Launches the fused RoPE and RMSNorm kernel for MLA attention.

This function fuses three operations:

RoPE applied to query and key cache rope parts.
RMSNorm applied to the non-rope portion of the key cache.
Quantization of the final results before writing to the KVCache object.

Parameters:

dtype (DType): Data type of query tensors.
freq_dtype (DType): Data type of frequency cosine/sine values.
gamma_dtype (DType): Data type of RMSNorm gamma weights.
collection_t (KVCollectionT): Type of the KV cache collection.
out_rope_dtype (DType): Data type of the RoPE output values.
kv_input_fn (def[width: Int](IndexList[Int(2)]) capturing -> SIMD[DType.bfloat16, width]): Input lambda function to load the KV latent values.

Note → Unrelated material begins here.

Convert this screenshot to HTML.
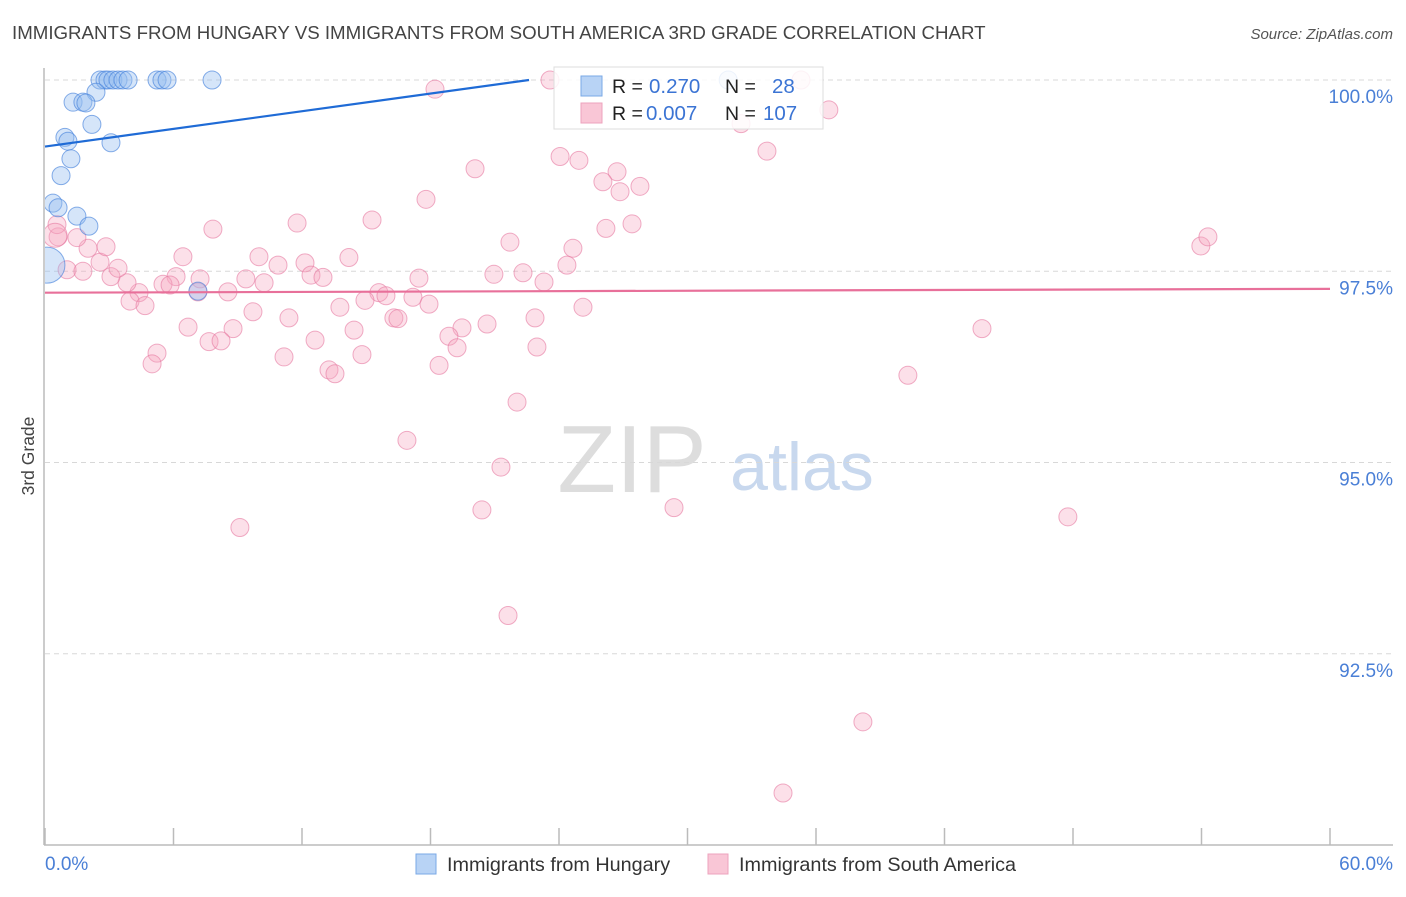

Shape: [tot_seq_len, cache_head_dim]. Where cache_head_dim = kv_lora_rank
- qk_rope_head_dim.

Args:

q_rope_output (TileTensor[out_rope_dtype, Storage=q_rope_output.Storage, address_space=q_rope_output.address_space, linear_idx_type=q_rope_output.linear_idx_type, element_size=q_rope_output.element_size]): Output tensor for RoPE-applied query projections. Shape: [tot_seq_len, num_heads, rope_dim].
q_rope (TileTensor[dtype, Storage=q_rope.Storage, address_space=q_rope.address_space, linear_idx_type=q_rope.linear_idx_type, element_size=q_rope.element_size]): Input query rope projections. Shape: [tot_seq_len, num_heads, rope_dim].
input_row_offsets (TileTensor[DType.uint32, Storage=input_row_offsets.Storage, address_space=input_row_offsets.address_space, linear_idx_type=input_row_offsets.linear_idx_type, element_size=input_row_offsets.element_size]): Row offsets indicating request boundaries. Shape: [num_batches + 1].
freqs_cis (TileTensor[freq_dtype, Storage=freqs_cis.Storage, address_space=freqs_cis.address_space, linear_idx_type=freqs_cis.linear_idx_type, element_size=freqs_cis.element_size]): Precomputed RoPE frequency values. Shape: [max_seq_len, rope_dim].
gamma (TileTensor[gamma_dtype, Storage=gamma.Storage, address_space=gamma.address_space, linear_idx_type=gamma.linear_idx_type, element_size=gamma.element_size]): RMSNorm gamma weights. Shape: [kv_norm_dim].
kv_collection (collection_t): Paged KV cache collection.
layer_idx (UInt32): Index of the current transformer layer.
epsilon (Float32): Small constant for numerical stability in RMSNorm.
ctx (DeviceContext): Device context for kernel execution.